The problem:
Transcribe all of the material exactly. Any picture in it should be left out.

Given information:
** START **

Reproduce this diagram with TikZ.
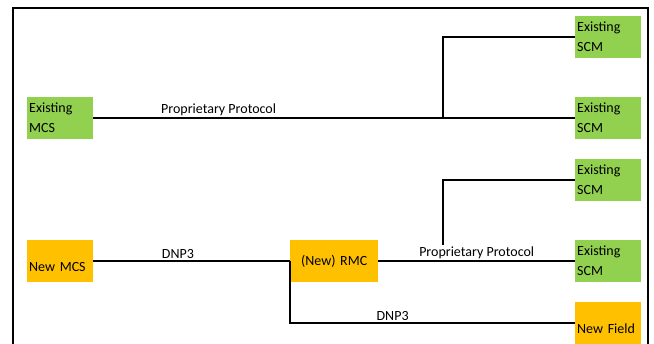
\documentclass[tikz,border=0pt]{standalone}
\usepackage{fontspec}
\setmainfont{Carlito}
\usepackage{tikz}
\usetikzlibrary{calc}
\definecolor{scmgreen}{HTML}{92D050}
\definecolor{newgold}{HTML}{FFC000}
\tikzstyle{cmbox}=[inner sep=2pt, minimum width=66pt, minimum height=42pt, text width=62pt, align=left, anchor=north west, font=\fontsize{14}{20}\selectfont]
\tikzstyle{oldbox}=[cmbox, fill=scmgreen]
\tikzstyle{newbox}=[cmbox, fill=newgold]
\tikzstyle{link}=[line width=1.6pt]
\tikzstyle{proto}=[above, inner sep=1.5pt, font=\fontsize{14}{17}\selectfont]

\begin{document}
\begin{tikzpicture}[x=1pt,y=-1pt]
\useasboundingbox (0,0) rectangle (654,344);
\draw[line width=1.8pt] (13,344) -- (13,8) -- (648,8) -- (648,344);
\node[oldbox] (mcs) at (27,97) {Existing\\MCS};
\node[oldbox] (scma) at (575,16) {Existing\\SCM};
\node[oldbox] (scmb) at (575,97) {Existing\\SCM};
\node[oldbox] (scmc) at (575,159) {Existing\\SCM};
\node[oldbox] (scmd) at (575,240) {Existing\\SCM};
\node[newbox] (nmcs) at (27,240) {~\\New MCS};
\node[newbox, minimum width=88pt, text width=84pt, align=center] (rmc) at (290,240) {(New) RMC};
\node[newbox] (field) at (575,302) {~\\New Field};
\coordinate (ja) at (443,118);
\coordinate (jb) at (443,261);
\draw[link] (ja) |- (scma.west);
\draw[link] (jb) |- (scmc.west);
\draw[link] (mcs.east) -- node[proto, pos=0.26] {Proprietary Protocol} (scmb.west);
\draw[link] (rmc.east) -- node[proto, fill=white, pos=0.5] {Proprietary Protocol} (scmd.west);
\draw[link] (nmcs.east) -- node[proto, pos=0.43] {DNP3} (rmc.west);
\draw[link] (rmc.west) |- node[proto, pos=0.68] {DNP3} (field.west);
\end{tikzpicture}
\end{document}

** END **

Result of this exercise:
Reproduce this diagram with TikZ.
\documentclass[tikz,border=0pt]{standalone}
\usepackage{fontspec}
\setmainfont{Carlito}
\usepackage{tikz}
\usetikzlibrary{calc}
\definecolor{scmgreen}{HTML}{92D050}
\definecolor{newgold}{HTML}{FFC000}
\tikzstyle{cmbox}=[inner sep=2pt, minimum width=66pt, minimum height=42pt, text width=62pt, align=left, anchor=north west, font=\fontsize{14}{20}\selectfont]
\tikzstyle{oldbox}=[cmbox, fill=scmgreen]
\tikzstyle{newbox}=[cmbox, fill=newgold]
\tikzstyle{link}=[line width=1.6pt]
\tikzstyle{proto}=[above, inner sep=1.5pt, font=\fontsize{14}{17}\selectfont]

\begin{document}
\begin{tikzpicture}[x=1pt,y=-1pt]
\useasboundingbox (0,0) rectangle (654,344);
\draw[line width=1.8pt] (13,344) -- (13,8) -- (648,8) -- (648,344);
\node[oldbox] (mcs) at (27,97) {Existing\\MCS};
\node[oldbox] (scma) at (575,16) {Existing\\SCM};
\node[oldbox] (scmb) at (575,97) {Existing\\SCM};
\node[oldbox] (scmc) at (575,159) {Existing\\SCM};
\node[oldbox] (scmd) at (575,240) {Existing\\SCM};
\node[newbox] (nmcs) at (27,240) {~\\New MCS};
\node[newbox, minimum width=88pt, text width=84pt, align=center] (rmc) at (290,240) {(New) RMC};
\node[newbox] (field) at (575,302) {~\\New Field};
\coordinate (ja) at (443,118);
\coordinate (jb) at (443,261);
\draw[link] (ja) |- (scma.west);
\draw[link] (jb) |- (scmc.west);
\draw[link] (mcs.east) -- node[proto, pos=0.26] {Proprietary Protocol} (scmb.west);
\draw[link] (rmc.east) -- node[proto, fill=white, pos=0.5] {Proprietary Protocol} (scmd.west);
\draw[link] (nmcs.east) -- node[proto, pos=0.43] {DNP3} (rmc.west);
\draw[link] (rmc.west) |- node[proto, pos=0.68] {DNP3} (field.west);
\end{tikzpicture}
\end{document}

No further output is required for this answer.